You see, there is an entire mindset which forms the practice of traditional Christianity. To have your mind renewed until every fiber of your being has been extricated from the governance of that mindset is what I’m referring to when I talk about leaving the institutional church. In other words, this is no small matter.
If you’ve been there, you know that it hurts. It hurts to have your mind ripped free from something you were once so much a part of, so deeply invested in, and it hurts to come under suspicion and misunderstanding from friends and peers because of it.
On top of all that, if you are one who wrestles with pride over your self-image and the fear of what other people think of you then you are in for a real struggle. I know this because it was true in my case. While in the end I found it to be a great liberation to lose face in front of my peers and watch helplessly as my own “spiritual” image crumbled to the ground, at the time it was nothing pleasant. Whereas before I was associated with the spiritual big guns of my community, after my fall from grace (in the eyes of men, not God) I found myself at the lower end of the totem pole spending time with the “weaker” members of the body.

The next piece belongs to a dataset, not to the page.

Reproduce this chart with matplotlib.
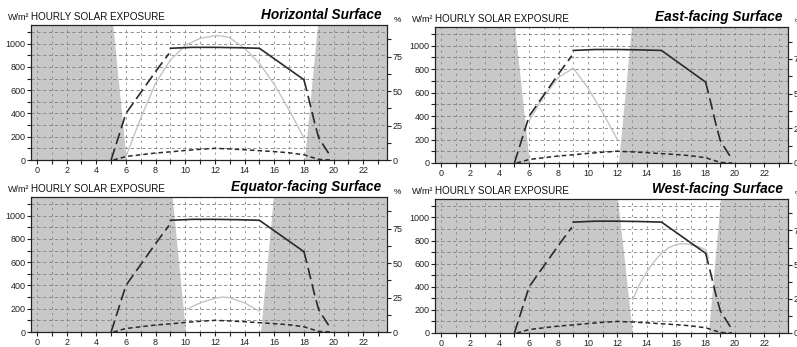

It was like I had placed myself at the head of the table, so to speak, when God came along and said, “Sorry son, but I have a spot for you down at the other end.”

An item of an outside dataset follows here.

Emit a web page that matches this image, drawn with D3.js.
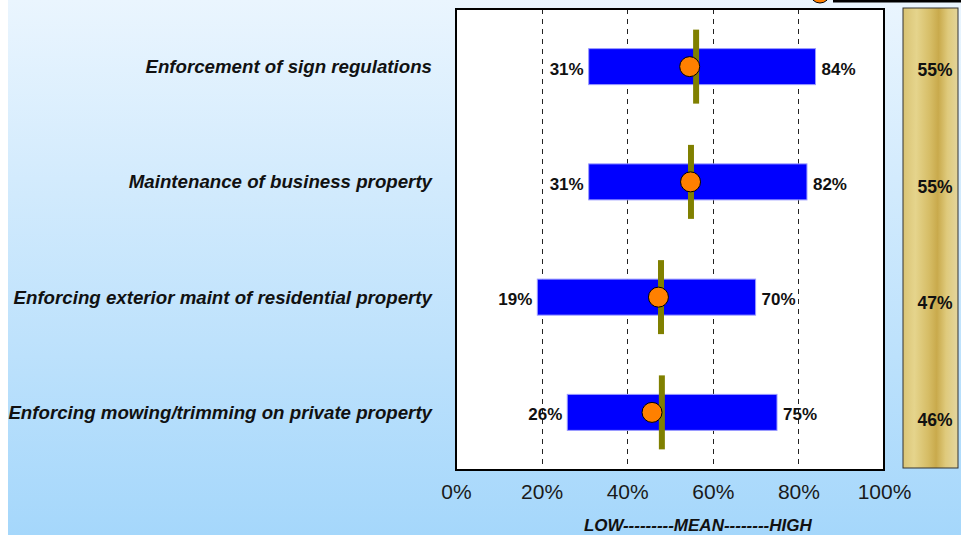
<!DOCTYPE html>
<html>
<head>
<meta charset="utf-8">
<script src="https://cdn.jsdelivr.net/npm/d3@7/dist/d3.min.js"></script>
<style>
  html, body { margin: 0; padding: 0; background: #ffffff; }
  svg { display: block; font-family: "Liberation Sans", Arial, sans-serif; }
</style>
</head>
<body>
<svg id="chart" width="961" height="535"></svg>
<script>
// Survey items, low/high range, mean marker and reference line (percent)
const categories = [
  "Enforcement of sign regulations",
  "Maintenance of business property",
  "Enforcing exterior maint of residential property",
  "Enforcing mowing/trimming on private property"
];
const lowValues  = [31, 31, 19, 26];
const highValues = [84, 82, 70, 75];
const meanValues = [54.6, 54.8, 47.3, 45.8];
const lineValues = [56.1, 54.9, 47.9, 48.1];
const tickValues = [0, 20, 40, 60, 80, 100];
const axisTitle = "LOW---------MEAN--------HIGH";

const rows = categories.map((c, i) => ({
  name: c, low: lowValues[i], high: highValues[i], mean: meanValues[i], line: lineValues[i]
}));

const svg = d3.select("#chart");
const defs = svg.append("defs");

// page background: pale at top to light sky blue at bottom
const bg = defs.append("linearGradient").attr("id", "bgGrad")
  .attr("x1", 0).attr("y1", 0).attr("x2", 0).attr("y2", 1);
bg.append("stop").attr("offset", 0).attr("stop-color", "#eaf5fe");
bg.append("stop").attr("offset", 1).attr("stop-color", "#a5d7fb");

// metallic gold strip
const gold = defs.append("linearGradient").attr("id", "goldGrad")
  .attr("x1", 0).attr("y1", 0).attr("x2", 1).attr("y2", 0.05);
[["0", "#d8c272"], ["0.25", "#e5d48c"], ["0.5", "#d6bd66"], ["0.65", "#c9aa4c"],
 ["0.82", "#dfca7c"], ["1", "#e3d49a"]].forEach(([o, c]) =>
  gold.append("stop").attr("offset", o).attr("stop-color", c));

svg.append("rect").attr("x", 8).attr("y", 0).attr("width", 953).attr("height", 535)
  .attr("fill", "url(#bgGrad)");

const plot = { left: 456, right: 884, top: 9, bottom: 470 };

const x = d3.scaleLinear().domain([0, 100]).range([plot.left, plot.right]);
const y = d3.scaleBand().domain(categories).range([plot.top, plot.bottom]);
const yc = d => y(d) + y.bandwidth() / 2;
const barH = 36;

// plot frame
svg.append("rect")
  .attr("x", plot.left).attr("y", plot.top)
  .attr("width", plot.right - plot.left).attr("height", plot.bottom - plot.top)
  .attr("fill", "#ffffff");

// dashed gridlines
svg.append("g").selectAll("line")
  .data(tickValues.filter(t => t > 0 && t < 100))
  .join("line")
  .attr("x1", d => Math.round(x(d)) + 0.5).attr("x2", d => Math.round(x(d)) + 0.5)
  .attr("y1", plot.top).attr("y2", plot.bottom)
  .attr("stroke", "#222").attr("stroke-width", 1).attr("stroke-dasharray", "5,5");

// low-high bars
svg.append("g").selectAll("rect")
  .data(rows).join("rect")
  .attr("x", d => x(d.low)).attr("width", d => x(d.high) - x(d.low))
  .attr("y", d => yc(d.name) - barH / 2).attr("height", barH)
  .attr("fill", "#0000ff").attr("stroke", "#9a9aff").attr("stroke-width", 1);

// reference lines
svg.append("g").selectAll("line")
  .data(rows).join("line")
  .attr("x1", d => x(d.line)).attr("x2", d => x(d.line))
  .attr("y1", d => yc(d.name) - 37).attr("y2", d => yc(d.name) + 37)
  .attr("stroke", "#808000").attr("stroke-width", 6);

// mean markers
svg.append("g").selectAll("circle")
  .data(rows).join("circle")
  .attr("cx", d => x(d.mean)).attr("cy", d => yc(d.name)).attr("r", 10)
  .attr("fill", "#ff8000").attr("stroke", "#000").attr("stroke-width", 1);

// value labels beside bars
const pct = v => Math.round(v) + "%";
svg.append("g").selectAll("text")
  .data(rows).join("text")
  .attr("x", d => x(d.low) - 5).attr("y", d => yc(d.name) + 2).attr("dy", "0.35em")
  .attr("text-anchor", "end").attr("font-size", 17).attr("font-weight", "bold")
  .attr("fill", "#111").text(d => pct(d.low));
svg.append("g").selectAll("text")
  .data(rows).join("text")
  .attr("x", d => x(d.high) + 6).attr("y", d => yc(d.name) + 2).attr("dy", "0.35em")
  .attr("text-anchor", "start").attr("font-size", 17).attr("font-weight", "bold")
  .attr("fill", "#111").text(d => pct(d.high));

// frame border on top
svg.append("rect")
  .attr("x", plot.left).attr("y", plot.top)
  .attr("width", plot.right - plot.left).attr("height", plot.bottom - plot.top)
  .attr("fill", "none").attr("stroke", "#000").attr("stroke-width", 2);

// category labels
svg.append("g").selectAll("text")
  .data(categories).join("text")
  .attr("x", 432).attr("y", d => yc(d)).attr("dy", "0.35em")
  .attr("text-anchor", "end").attr("font-size", 18.7)
  .attr("font-weight", "bold").attr("font-style", "italic")
  .attr("fill", "#111").text(d => d);

// x axis
const xAxis = d3.axisBottom(x).tickValues(tickValues).tickSize(0).tickPadding(0)
  .tickFormat(d => d + "%");
const ax = svg.append("g").attr("transform", `translate(0,${plot.bottom})`).call(xAxis);
ax.select(".domain").remove();
ax.selectAll("text").attr("y", 29).attr("dy", 0)
  .attr("font-size", 21).attr("fill", "#1a1a1a")
  .attr("font-family", "'Liberation Sans', Arial, sans-serif");

svg.append("text")
  .attr("x", x(56.5)).attr("y", 531)
  .attr("text-anchor", "middle").attr("font-size", 17)
  .attr("font-weight", "bold").attr("font-style", "italic").attr("fill", "#111")
  .text(axisTitle);

// gold summary strip with mean values
const strip = { x: 903, y: 8, w: 55, h: 460 };
svg.append("rect")
  .attr("x", strip.x).attr("y", strip.y).attr("width", strip.w).attr("height", strip.h)
  .attr("fill", "url(#goldGrad)").attr("stroke", "#333").attr("stroke-width", 1);
const yStrip = d3.scaleBand().domain(categories).range([11.4, 478.2]);
svg.append("g").selectAll("text")
  .data(rows).join("text")
  .attr("x", strip.x + 32).attr("y", d => yStrip(d.name) + yStrip.bandwidth() / 2)
  .attr("dy", "0.35em").attr("text-anchor", "middle")
  .attr("font-size", 17.5).attr("font-weight", "bold").attr("fill", "#111")
  .text(d => pct(d.mean));

// legend (top, partly outside the view)
svg.append("circle").attr("cx", 820).attr("cy", -7).attr("r", 10)
  .attr("fill", "#ff8000").attr("stroke", "#000").attr("stroke-width", 1);
svg.append("line").attr("x1", 833).attr("x2", 961).attr("y1", 1).attr("y2", 1)
  .attr("stroke", "#000").attr("stroke-width", 3);
</script>
</body>
</html>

To no longer be called upon to speak, to be blacklisted, looked upon with suspicion, and told to keep your views to yourself under fear of expulsion so as not to cause division… all this can be quite devastating to an ego which was set upon spiritual “greatness.” But when the dust settled and I found myself free from all sorts of false influences and considerations-shackles which I hadn’t even been aware of before-I became overwhelmingly grateful for every second of the whole nauseating ordeal.
I trust if your experience has been anything similar, or perhaps if you are facing a similar set of circumstances in the present, that in time you will feel the same. We follow One who has a way of making all things work together for the good of those who are called according to His purpose.
HERE I STAND, SO HELP ME GOD
It is deep in the Protestant tradition to follow the leading of one’s conscience………………………
Read the rest of Joshua’s article HERE at his blog!
Michael Singer
November 3, 2012
Welcome to the few “despised few”. Welcome to real Discipleship (aka bootcamp)
Remember the Apostle Paul was grossly misunderstood and still very much is.
He stood against the Apostles, the Religious Jews, the Educated, the Cultists, the financial institutions, the political institutions.
He was very much a “Anti-Pas” (against all) for Christ (Rev 2 And thou hold firm my name, and did not deny my faith in the days in which Antipas was my faithful witness, who was killed among you where Satan dwells.).
Be thankful for the truth because I am quite sure it came with a price.
Shalom
James Carella
November 14, 2013
Haven’t even finished the article but I’m %100 in agreement with you. My wife and I (and subsequently my family) are in this time of transition now. While it’s really the third time leaving a church (the second time leaving in God’s timing) I am really encouraged that we’re doing the right thing…particularly in my conscience. I also agree with what Michael says above, Jesus came against the institutional church of His day … and very harshly I might add. I am convinced that there is a direct correlation between the institutional church of His day and the church we’re finding today. We are paying a price so to speak and there is opposition but I am more than convinced it is worth it.
Matt Millz
January 9, 2014
I am also in this transition. I have nearly an identical experience. I was the associate pastor. If the church fell it was in my hands. I realized that the name of the church was getting a name for itself in the religious community because of the pastor and myself, not knowing it was like the church of Sardis, dead. And then we got to a Bible study where the theology of my once pastor was revealed, Calvary Chapelism or “Decision Theology” where you have to “choose” Christ. I was the only one who stood up and said that God calls us and “chooses” us, and I realized that night was effectively God’s ripping me out of that community (we experienced a blackout in our church only, not the rest of the area). I was living in fornication for 2 years at that church (which we were taught that fornication is not sex outside of marriage) at the time with my now wife, and God used that event, taking me out of the church to then lovingly rebuke me and show me what I had to do to make my love for my wife manifest. Exiting the institution has really humbled me, and there are still moments of fleshly pride that have to be purged from that life, but this is the cross me and my wife have to bear for our Savior.
Nakita
April 1, 2014
This is beautiful… I am with you! God is GREATER than anything. This walk… outside the “institutional church” definitely teaches what it really means for God to be our EVERYthing! Thanks for sharing this. #CalledOut
Tim Shey
June 26, 2014
Very good post. The Lord told me to quit going to church on Sunday back in 1991.
“Outside the Camp”
http://hitchhikeamerica.wordpress.com/2012/09/03/outside-the-camp/
Loretta
June 26, 2014
Thank you everybody for sharing your beautiful comments.
servehimwithgladness
November 27, 2014
I laughed as I read this, and then I cried, and then afterwards I laughed and cried again. This morning, the Lord impressed on me – in a moment of comfort for this beaten down daughter of His – that I am not the only one who has gone through such a trial. And then to come here and read this … It was like the Lord was not content to just bring that thought to mind, but wanted to show me, truly, that others have walked this path.